Data =>

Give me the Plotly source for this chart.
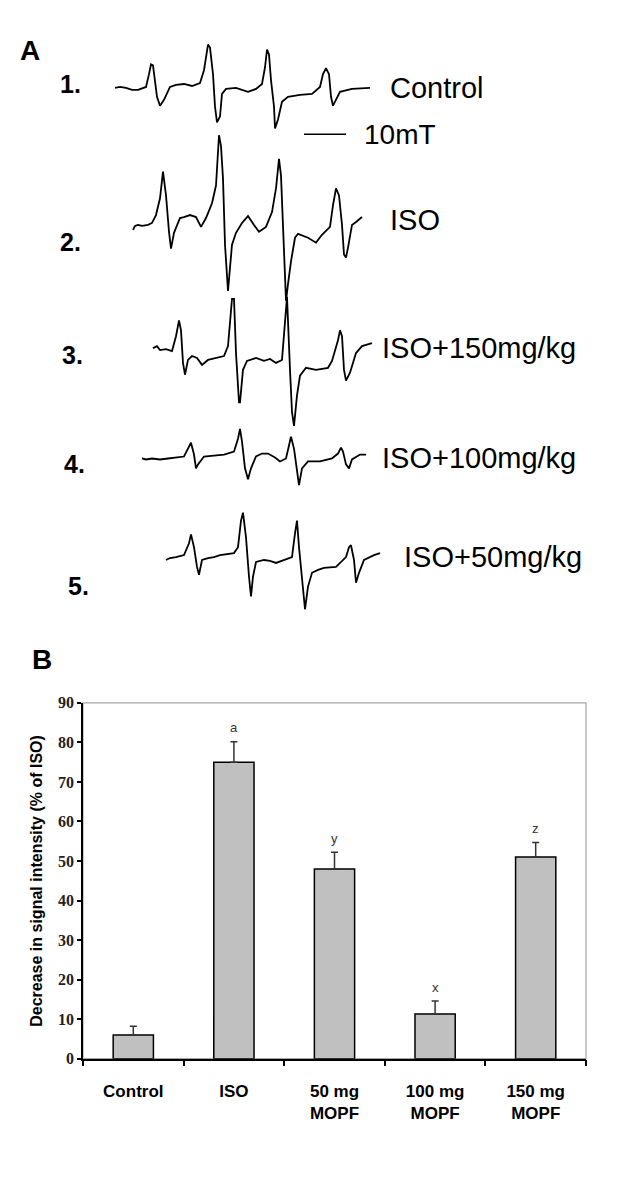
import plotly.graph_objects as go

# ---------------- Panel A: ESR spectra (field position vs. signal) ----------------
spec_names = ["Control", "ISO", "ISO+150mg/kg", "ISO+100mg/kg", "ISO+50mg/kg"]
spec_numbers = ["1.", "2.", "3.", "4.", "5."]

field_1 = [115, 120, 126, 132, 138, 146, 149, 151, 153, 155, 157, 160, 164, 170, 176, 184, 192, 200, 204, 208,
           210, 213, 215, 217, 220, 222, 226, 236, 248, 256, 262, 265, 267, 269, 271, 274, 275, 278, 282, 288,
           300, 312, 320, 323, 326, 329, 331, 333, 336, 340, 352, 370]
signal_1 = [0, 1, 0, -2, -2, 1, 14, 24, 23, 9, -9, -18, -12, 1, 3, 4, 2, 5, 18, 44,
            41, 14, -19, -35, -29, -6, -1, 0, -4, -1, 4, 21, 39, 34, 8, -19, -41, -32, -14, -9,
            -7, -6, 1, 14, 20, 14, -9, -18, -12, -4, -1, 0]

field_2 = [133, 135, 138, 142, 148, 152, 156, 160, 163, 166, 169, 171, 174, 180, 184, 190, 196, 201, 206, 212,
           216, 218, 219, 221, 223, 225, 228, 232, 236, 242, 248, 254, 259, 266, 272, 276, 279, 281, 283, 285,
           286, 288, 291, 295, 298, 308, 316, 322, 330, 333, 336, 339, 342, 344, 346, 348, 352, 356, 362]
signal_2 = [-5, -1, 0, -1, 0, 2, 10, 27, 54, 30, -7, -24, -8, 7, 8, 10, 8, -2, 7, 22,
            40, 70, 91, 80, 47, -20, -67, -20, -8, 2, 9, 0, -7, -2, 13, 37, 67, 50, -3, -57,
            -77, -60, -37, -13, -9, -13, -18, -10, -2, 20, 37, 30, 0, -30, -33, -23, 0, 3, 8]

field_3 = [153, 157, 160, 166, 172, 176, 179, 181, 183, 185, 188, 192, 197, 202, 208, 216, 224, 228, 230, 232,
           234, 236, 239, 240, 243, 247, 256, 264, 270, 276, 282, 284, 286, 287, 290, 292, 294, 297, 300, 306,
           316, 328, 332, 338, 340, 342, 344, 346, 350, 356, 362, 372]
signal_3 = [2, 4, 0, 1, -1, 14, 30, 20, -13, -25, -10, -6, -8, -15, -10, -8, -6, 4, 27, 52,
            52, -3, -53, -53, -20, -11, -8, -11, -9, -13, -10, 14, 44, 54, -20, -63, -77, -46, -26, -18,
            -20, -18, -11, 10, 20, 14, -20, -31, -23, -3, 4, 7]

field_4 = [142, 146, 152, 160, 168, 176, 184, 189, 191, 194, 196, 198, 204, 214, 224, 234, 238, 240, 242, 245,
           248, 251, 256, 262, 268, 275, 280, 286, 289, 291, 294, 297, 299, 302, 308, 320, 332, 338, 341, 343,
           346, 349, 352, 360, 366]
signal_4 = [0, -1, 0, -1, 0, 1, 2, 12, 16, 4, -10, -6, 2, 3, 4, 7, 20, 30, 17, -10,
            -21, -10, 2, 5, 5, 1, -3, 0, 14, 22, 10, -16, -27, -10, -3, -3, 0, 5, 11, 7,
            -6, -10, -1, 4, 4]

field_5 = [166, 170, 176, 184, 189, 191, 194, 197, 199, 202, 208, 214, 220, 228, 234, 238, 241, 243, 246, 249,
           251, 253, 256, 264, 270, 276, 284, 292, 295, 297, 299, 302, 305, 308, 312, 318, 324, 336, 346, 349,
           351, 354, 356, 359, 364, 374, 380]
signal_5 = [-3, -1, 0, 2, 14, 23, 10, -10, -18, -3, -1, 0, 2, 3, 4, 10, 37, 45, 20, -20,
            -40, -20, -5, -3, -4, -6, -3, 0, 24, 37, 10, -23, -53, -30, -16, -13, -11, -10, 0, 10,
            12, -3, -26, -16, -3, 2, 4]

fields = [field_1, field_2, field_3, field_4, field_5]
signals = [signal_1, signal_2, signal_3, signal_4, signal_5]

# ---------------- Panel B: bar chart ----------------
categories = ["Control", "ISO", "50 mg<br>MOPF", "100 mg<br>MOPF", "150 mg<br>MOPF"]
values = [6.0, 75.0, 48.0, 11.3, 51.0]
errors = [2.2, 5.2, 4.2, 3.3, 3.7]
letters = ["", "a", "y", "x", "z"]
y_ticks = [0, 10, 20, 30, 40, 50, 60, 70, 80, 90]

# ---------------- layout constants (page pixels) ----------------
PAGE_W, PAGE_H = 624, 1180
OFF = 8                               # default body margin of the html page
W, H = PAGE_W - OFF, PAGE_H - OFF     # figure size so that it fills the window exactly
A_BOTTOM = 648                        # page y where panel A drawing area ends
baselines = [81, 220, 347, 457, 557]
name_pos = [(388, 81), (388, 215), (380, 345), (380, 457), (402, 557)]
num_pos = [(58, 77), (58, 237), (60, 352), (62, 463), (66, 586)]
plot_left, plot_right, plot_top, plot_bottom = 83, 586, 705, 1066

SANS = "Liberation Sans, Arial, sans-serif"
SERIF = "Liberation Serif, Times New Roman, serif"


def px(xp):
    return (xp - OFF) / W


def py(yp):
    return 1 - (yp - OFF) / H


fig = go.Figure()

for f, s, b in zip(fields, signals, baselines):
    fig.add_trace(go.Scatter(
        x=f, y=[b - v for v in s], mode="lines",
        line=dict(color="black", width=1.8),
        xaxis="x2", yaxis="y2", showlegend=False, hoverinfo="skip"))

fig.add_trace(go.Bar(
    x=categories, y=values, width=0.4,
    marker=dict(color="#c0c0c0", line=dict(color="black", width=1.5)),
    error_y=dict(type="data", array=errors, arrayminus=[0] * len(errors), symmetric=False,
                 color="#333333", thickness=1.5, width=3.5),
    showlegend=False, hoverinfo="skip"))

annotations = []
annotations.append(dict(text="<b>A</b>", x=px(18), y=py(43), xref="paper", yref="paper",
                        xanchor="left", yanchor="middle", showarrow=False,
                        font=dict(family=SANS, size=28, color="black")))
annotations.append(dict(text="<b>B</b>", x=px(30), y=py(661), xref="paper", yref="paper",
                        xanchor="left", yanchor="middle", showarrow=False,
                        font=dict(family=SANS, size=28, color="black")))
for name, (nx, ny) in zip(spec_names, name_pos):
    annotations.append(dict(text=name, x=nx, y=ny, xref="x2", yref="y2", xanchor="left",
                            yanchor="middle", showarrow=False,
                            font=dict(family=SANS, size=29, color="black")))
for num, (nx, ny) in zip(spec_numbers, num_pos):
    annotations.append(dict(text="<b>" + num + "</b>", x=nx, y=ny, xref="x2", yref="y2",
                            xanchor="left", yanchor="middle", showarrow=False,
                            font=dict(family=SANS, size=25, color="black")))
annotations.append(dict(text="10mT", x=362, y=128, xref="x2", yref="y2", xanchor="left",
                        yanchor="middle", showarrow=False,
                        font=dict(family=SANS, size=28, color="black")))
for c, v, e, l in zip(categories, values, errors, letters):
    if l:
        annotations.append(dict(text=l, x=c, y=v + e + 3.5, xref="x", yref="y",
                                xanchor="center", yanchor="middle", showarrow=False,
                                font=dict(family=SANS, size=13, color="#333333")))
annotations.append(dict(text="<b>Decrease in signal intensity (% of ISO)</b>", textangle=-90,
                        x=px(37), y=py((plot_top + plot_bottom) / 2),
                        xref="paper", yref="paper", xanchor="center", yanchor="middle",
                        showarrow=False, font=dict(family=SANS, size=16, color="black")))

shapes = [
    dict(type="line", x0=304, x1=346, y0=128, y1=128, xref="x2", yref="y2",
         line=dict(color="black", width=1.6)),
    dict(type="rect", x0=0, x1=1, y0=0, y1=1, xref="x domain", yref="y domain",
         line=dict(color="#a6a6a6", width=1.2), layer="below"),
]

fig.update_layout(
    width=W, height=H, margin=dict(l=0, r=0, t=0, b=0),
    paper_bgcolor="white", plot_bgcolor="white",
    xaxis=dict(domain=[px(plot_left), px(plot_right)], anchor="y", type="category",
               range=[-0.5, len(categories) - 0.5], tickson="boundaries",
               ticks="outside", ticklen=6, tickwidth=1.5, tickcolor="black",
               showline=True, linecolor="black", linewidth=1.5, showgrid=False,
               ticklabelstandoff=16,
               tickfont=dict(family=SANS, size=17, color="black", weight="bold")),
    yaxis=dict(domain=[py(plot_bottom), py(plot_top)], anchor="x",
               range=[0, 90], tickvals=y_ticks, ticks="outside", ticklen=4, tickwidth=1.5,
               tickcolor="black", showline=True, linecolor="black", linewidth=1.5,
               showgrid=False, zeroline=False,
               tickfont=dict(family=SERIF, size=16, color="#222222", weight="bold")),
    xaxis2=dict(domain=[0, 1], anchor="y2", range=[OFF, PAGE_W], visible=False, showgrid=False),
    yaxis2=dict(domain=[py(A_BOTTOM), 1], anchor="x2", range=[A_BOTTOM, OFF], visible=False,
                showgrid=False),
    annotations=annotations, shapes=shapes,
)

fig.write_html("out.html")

What to work on =>
Reproduce the data above word for word from its first line through the line that holds "-12, -4, -1, 0]", both ends included; skip pictures.

Written answer =>
Give me the Plotly source for this chart.
import plotly.graph_objects as go

# ---------------- Panel A: ESR spectra (field position vs. signal) ----------------
spec_names = ["Control", "ISO", "ISO+150mg/kg", "ISO+100mg/kg", "ISO+50mg/kg"]
spec_numbers = ["1.", "2.", "3.", "4.", "5."]

field_1 = [115, 120, 126, 132, 138, 146, 149, 151, 153, 155, 157, 160, 164, 170, 176, 184, 192, 200, 204, 208,
           210, 213, 215, 217, 220, 222, 226, 236, 248, 256, 262, 265, 267, 269, 271, 274, 275, 278, 282, 288,
           300, 312, 320, 323, 326, 329, 331, 333, 336, 340, 352, 370]
signal_1 = [0, 1, 0, -2, -2, 1, 14, 24, 23, 9, -9, -18, -12, 1, 3, 4, 2, 5, 18, 44,
            41, 14, -19, -35, -29, -6, -1, 0, -4, -1, 4, 21, 39, 34, 8, -19, -41, -32, -14, -9,
            -7, -6, 1, 14, 20, 14, -9, -18, -12, -4, -1, 0]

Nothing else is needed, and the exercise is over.